_Stated problem_
Restate the material word for word and leave out anything that is a picture.

_Extracted material_
════════════════════

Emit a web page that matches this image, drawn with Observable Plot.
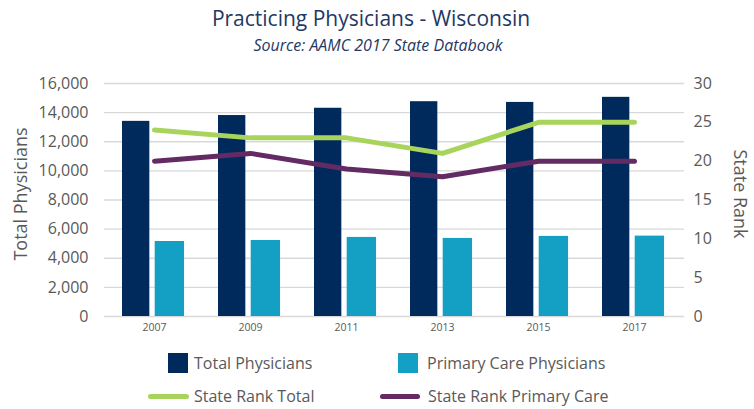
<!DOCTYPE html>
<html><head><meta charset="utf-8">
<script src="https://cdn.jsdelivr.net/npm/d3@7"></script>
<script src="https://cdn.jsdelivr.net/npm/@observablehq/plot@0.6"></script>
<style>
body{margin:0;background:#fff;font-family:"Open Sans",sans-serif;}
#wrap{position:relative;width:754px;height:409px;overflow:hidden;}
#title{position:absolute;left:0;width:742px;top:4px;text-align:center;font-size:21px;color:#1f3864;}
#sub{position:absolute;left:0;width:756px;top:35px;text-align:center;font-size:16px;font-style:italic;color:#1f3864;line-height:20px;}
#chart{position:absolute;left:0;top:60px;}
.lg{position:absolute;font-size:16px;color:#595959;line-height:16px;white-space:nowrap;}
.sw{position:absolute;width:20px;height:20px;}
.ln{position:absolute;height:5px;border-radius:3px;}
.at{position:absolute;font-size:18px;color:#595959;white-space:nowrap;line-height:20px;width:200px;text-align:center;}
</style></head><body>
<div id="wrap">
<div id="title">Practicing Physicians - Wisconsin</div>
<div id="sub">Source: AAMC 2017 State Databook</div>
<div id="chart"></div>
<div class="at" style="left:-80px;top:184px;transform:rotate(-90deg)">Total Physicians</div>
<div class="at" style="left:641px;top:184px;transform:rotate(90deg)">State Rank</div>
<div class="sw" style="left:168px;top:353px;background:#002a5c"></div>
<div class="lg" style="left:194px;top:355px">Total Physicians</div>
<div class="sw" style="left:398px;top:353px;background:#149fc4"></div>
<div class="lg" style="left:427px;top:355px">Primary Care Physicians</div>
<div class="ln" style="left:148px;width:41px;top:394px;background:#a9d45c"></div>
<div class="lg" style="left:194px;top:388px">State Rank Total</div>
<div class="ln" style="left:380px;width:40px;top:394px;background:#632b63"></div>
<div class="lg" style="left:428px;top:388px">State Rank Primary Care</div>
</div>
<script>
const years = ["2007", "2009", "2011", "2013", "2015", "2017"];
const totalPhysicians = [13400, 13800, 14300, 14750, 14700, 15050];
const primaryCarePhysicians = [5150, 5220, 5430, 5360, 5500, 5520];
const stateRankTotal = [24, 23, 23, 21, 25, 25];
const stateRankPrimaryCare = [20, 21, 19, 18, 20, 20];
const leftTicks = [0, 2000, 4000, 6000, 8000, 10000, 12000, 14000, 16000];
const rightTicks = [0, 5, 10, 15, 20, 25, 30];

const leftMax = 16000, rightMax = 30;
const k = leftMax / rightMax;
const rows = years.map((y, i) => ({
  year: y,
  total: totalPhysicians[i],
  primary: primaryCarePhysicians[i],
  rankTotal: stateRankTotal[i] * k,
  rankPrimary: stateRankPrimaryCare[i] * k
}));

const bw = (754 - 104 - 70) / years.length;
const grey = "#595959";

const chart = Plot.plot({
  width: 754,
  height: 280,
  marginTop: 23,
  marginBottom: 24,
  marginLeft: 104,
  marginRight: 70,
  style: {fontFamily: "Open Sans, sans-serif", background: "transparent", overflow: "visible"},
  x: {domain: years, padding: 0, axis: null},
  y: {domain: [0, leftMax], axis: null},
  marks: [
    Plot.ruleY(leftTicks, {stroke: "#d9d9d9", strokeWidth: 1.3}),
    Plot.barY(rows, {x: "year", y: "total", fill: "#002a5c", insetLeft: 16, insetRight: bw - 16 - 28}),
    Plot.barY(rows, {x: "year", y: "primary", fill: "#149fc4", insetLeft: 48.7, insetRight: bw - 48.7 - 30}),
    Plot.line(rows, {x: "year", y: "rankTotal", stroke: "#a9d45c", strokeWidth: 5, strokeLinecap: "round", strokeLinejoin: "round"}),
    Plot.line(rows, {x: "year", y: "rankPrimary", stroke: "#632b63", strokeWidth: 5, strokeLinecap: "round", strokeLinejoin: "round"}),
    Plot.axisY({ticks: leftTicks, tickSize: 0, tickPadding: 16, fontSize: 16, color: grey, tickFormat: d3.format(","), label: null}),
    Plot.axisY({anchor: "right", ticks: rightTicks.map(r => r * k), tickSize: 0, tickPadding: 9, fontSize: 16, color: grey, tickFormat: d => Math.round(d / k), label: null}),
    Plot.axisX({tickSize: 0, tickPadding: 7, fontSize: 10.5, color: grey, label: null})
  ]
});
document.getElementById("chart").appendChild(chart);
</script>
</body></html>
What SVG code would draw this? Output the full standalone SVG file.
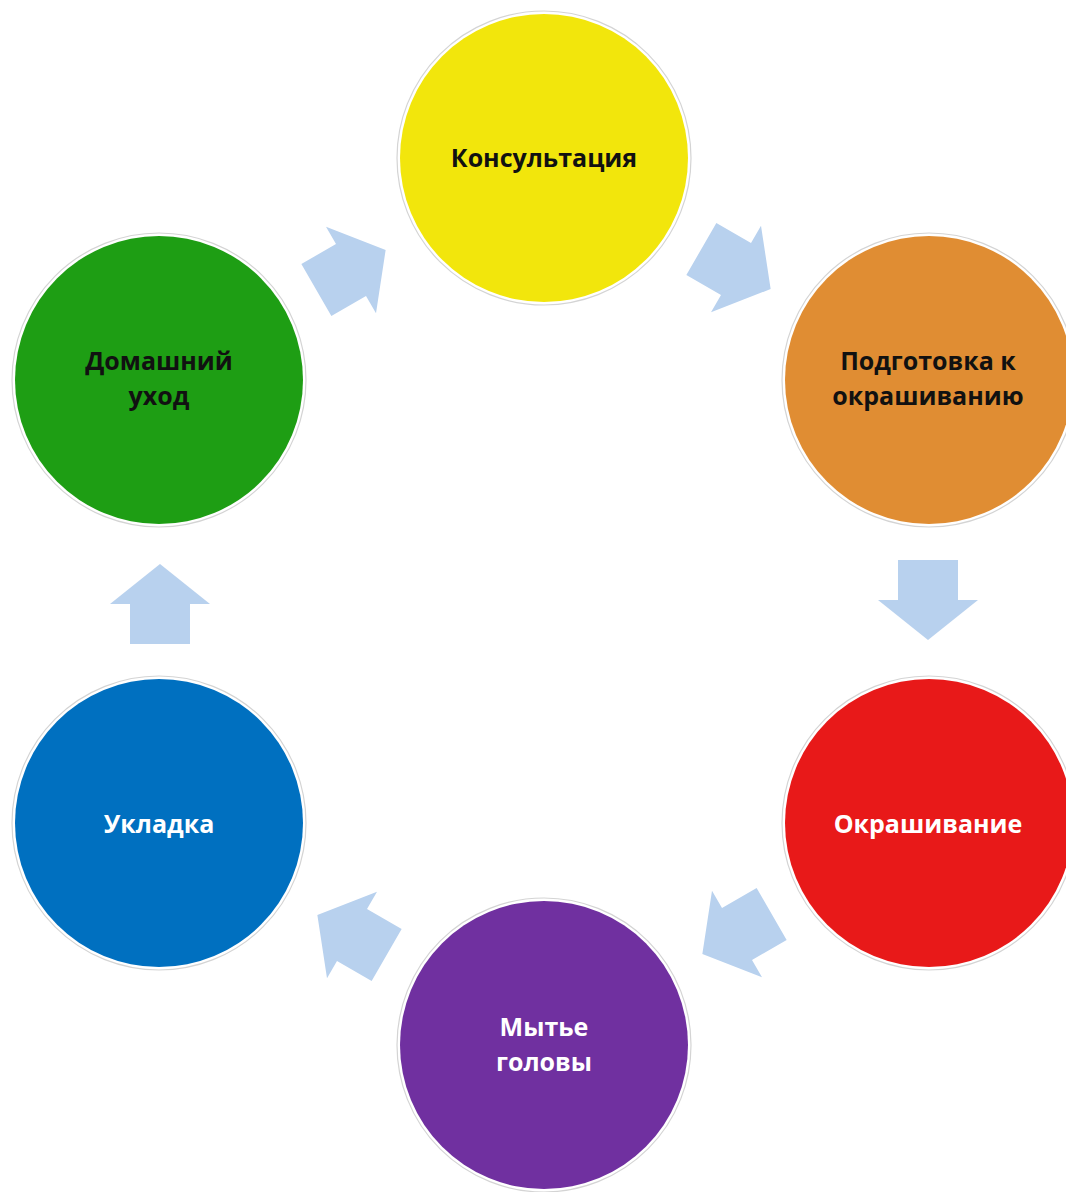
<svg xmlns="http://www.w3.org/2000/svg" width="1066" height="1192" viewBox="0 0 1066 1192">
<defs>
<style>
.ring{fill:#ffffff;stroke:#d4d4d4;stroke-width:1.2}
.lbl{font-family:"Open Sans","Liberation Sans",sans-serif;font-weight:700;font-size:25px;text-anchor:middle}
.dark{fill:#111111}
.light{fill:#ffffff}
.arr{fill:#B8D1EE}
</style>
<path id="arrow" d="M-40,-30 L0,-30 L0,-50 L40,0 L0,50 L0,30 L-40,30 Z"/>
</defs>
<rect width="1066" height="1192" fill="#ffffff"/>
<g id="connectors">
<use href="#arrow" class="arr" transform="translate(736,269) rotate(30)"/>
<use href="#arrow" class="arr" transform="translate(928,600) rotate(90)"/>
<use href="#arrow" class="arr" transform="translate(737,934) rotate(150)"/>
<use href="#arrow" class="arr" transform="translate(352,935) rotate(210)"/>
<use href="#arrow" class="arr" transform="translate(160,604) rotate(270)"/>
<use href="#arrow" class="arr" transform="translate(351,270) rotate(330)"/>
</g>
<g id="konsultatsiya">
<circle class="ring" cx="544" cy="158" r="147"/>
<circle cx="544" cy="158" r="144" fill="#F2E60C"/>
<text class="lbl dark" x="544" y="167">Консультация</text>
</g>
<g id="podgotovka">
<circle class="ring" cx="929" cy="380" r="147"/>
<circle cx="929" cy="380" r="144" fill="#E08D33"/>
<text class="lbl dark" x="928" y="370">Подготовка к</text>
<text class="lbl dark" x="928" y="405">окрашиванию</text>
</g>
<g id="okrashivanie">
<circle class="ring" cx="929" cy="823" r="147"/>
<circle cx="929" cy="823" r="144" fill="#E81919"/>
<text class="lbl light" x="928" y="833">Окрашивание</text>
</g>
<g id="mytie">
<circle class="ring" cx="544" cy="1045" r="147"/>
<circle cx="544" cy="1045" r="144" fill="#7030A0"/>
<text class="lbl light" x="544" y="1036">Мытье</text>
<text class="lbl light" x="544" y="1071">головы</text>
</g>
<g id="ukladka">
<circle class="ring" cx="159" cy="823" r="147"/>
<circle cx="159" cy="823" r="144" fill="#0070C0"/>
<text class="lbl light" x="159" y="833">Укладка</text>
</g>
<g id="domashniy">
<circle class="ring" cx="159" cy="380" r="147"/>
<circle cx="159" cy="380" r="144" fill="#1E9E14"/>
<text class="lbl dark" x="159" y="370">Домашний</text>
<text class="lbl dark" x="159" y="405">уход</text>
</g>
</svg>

════════════════════

_The answer_
Emit a web page that matches this image, drawn with Observable Plot.
<!DOCTYPE html>
<html><head><meta charset="utf-8">
<script src="https://cdn.jsdelivr.net/npm/d3@7"></script>
<script src="https://cdn.jsdelivr.net/npm/@observablehq/plot@0.6"></script>
<style>
body{margin:0;background:#fff;font-family:"Open Sans",sans-serif;}
#wrap{position:relative;width:754px;height:409px;overflow:hidden;}
#title{position:absolute;left:0;width:742px;top:4px;text-align:center;font-size:21px;color:#1f3864;}
#sub{position:absolute;left:0;width:756px;top:35px;text-align:center;font-size:16px;font-style:italic;color:#1f3864;line-height:20px;}
#chart{position:absolute;left:0;top:60px;}
.lg{position:absolute;font-size:16px;color:#595959;line-height:16px;white-space:nowrap;}
.sw{position:absolute;width:20px;height:20px;}
.ln{position:absolute;height:5px;border-radius:3px;}
.at{position:absolute;font-size:18px;color:#595959;white-space:nowrap;line-height:20px;width:200px;text-align:center;}
</style></head><body>
<div id="wrap">
<div id="title">Practicing Physicians - Wisconsin</div>
<div id="sub">Source: AAMC 2017 State Databook</div>
<div id="chart"></div>
<div class="at" style="left:-80px;top:184px;transform:rotate(-90deg)">Total Physicians</div>
<div class="at" style="left:641px;top:184px;transform:rotate(90deg)">State Rank</div>
<div class="sw" style="left:168px;top:353px;background:#002a5c"></div>
<div class="lg" style="left:194px;top:355px">Total Physicians</div>
<div class="sw" style="left:398px;top:353px;background:#149fc4"></div>
<div class="lg" style="left:427px;top:355px">Primary Care Physicians</div>
<div class="ln" style="left:148px;width:41px;top:394px;background:#a9d45c"></div>
<div class="lg" style="left:194px;top:388px">State Rank Total</div>
<div class="ln" style="left:380px;width:40px;top:394px;background:#632b63"></div>
<div class="lg" style="left:428px;top:388px">State Rank Primary Care</div>
</div>
<script>
const years = ["2007", "2009", "2011", "2013", "2015", "2017"];
const totalPhysicians = [13400, 13800, 14300, 14750, 14700, 15050];
const primaryCarePhysicians = [5150, 5220, 5430, 5360, 5500, 5520];
const stateRankTotal = [24, 23, 23, 21, 25, 25];
const stateRankPrimaryCare = [20, 21, 19, 18, 20, 20];
const leftTicks = [0, 2000, 4000, 6000, 8000, 10000, 12000, 14000, 16000];
const rightTicks = [0, 5, 10, 15, 20, 25, 30];

const leftMax = 16000, rightMax = 30;
const k = leftMax / rightMax;
const rows = years.map((y, i) => ({
  year: y,
  total: totalPhysicians[i],
  primary: primaryCarePhysicians[i],
  rankTotal: stateRankTotal[i] * k,
  rankPrimary: stateRankPrimaryCare[i] * k
}));

const bw = (754 - 104 - 70) / years.length;
const grey = "#595959";

const chart = Plot.plot({
  width: 754,
  height: 280,
  marginTop: 23,
  marginBottom: 24,
  marginLeft: 104,
  marginRight: 70,
  style: {fontFamily: "Open Sans, sans-serif", background: "transparent", overflow: "visible"},
  x: {domain: years, padding: 0, axis: null},
  y: {domain: [0, leftMax], axis: null},
  marks: [
    Plot.ruleY(leftTicks, {stroke: "#d9d9d9", strokeWidth: 1.3}),
    Plot.barY(rows, {x: "year", y: "total", fill: "#002a5c", insetLeft: 16, insetRight: bw - 16 - 28}),
    Plot.barY(rows, {x: "year", y: "primary", fill: "#149fc4", insetLeft: 48.7, insetRight: bw - 48.7 - 30}),
    Plot.line(rows, {x: "year", y: "rankTotal", stroke: "#a9d45c", strokeWidth: 5, strokeLinecap: "round", strokeLinejoin: "round"}),
    Plot.line(rows, {x: "year", y: "rankPrimary", stroke: "#632b63", strokeWidth: 5, strokeLinecap: "round", strokeLinejoin: "round"}),
    Plot.axisY({ticks: leftTicks, tickSize: 0, tickPadding: 16, fontSize: 16, color: grey, tickFormat: d3.format(","), label: null}),
    Plot.axisY({anchor: "right", ticks: rightTicks.map(r => r * k), tickSize: 0, tickPadding: 9, fontSize: 16, color: grey, tickFormat: d => Math.round(d / k), label: null}),
    Plot.axisX({tickSize: 0, tickPadding: 7, fontSize: 10.5, color: grey, label: null})
  ]
});
document.getElementById("chart").appendChild(chart);
</script>
</body></html>
What SVG code would draw this? Output the full standalone SVG file.
<svg xmlns="http://www.w3.org/2000/svg" width="1066" height="1192" viewBox="0 0 1066 1192">
<defs>
<style>
.ring{fill:#ffffff;stroke:#d4d4d4;stroke-width:1.2}
.lbl{font-family:"Open Sans","Liberation Sans",sans-serif;font-weight:700;font-size:25px;text-anchor:middle}
.dark{fill:#111111}
.light{fill:#ffffff}
.arr{fill:#B8D1EE}
</style>
<path id="arrow" d="M-40,-30 L0,-30 L0,-50 L40,0 L0,50 L0,30 L-40,30 Z"/>
</defs>
<rect width="1066" height="1192" fill="#ffffff"/>
<g id="connectors">
<use href="#arrow" class="arr" transform="translate(736,269) rotate(30)"/>
<use href="#arrow" class="arr" transform="translate(928,600) rotate(90)"/>
<use href="#arrow" class="arr" transform="translate(737,934) rotate(150)"/>
<use href="#arrow" class="arr" transform="translate(352,935) rotate(210)"/>
<use href="#arrow" class="arr" transform="translate(160,604) rotate(270)"/>
<use href="#arrow" class="arr" transform="translate(351,270) rotate(330)"/>
</g>
<g id="konsultatsiya">
<circle class="ring" cx="544" cy="158" r="147"/>
<circle cx="544" cy="158" r="144" fill="#F2E60C"/>
<text class="lbl dark" x="544" y="167">Консультация</text>
</g>
<g id="podgotovka">
<circle class="ring" cx="929" cy="380" r="147"/>
<circle cx="929" cy="380" r="144" fill="#E08D33"/>
<text class="lbl dark" x="928" y="370">Подготовка к</text>
<text class="lbl dark" x="928" y="405">окрашиванию</text>
</g>
<g id="okrashivanie">
<circle class="ring" cx="929" cy="823" r="147"/>
<circle cx="929" cy="823" r="144" fill="#E81919"/>
<text class="lbl light" x="928" y="833">Окрашивание</text>
</g>
<g id="mytie">
<circle class="ring" cx="544" cy="1045" r="147"/>
<circle cx="544" cy="1045" r="144" fill="#7030A0"/>
<text class="lbl light" x="544" y="1036">Мытье</text>
<text class="lbl light" x="544" y="1071">головы</text>
</g>
<g id="ukladka">
<circle class="ring" cx="159" cy="823" r="147"/>
<circle cx="159" cy="823" r="144" fill="#0070C0"/>
<text class="lbl light" x="159" y="833">Укладка</text>
</g>
<g id="domashniy">
<circle class="ring" cx="159" cy="380" r="147"/>
<circle cx="159" cy="380" r="144" fill="#1E9E14"/>
<text class="lbl dark" x="159" y="370">Домашний</text>
<text class="lbl dark" x="159" y="405">уход</text>
</g>
</svg>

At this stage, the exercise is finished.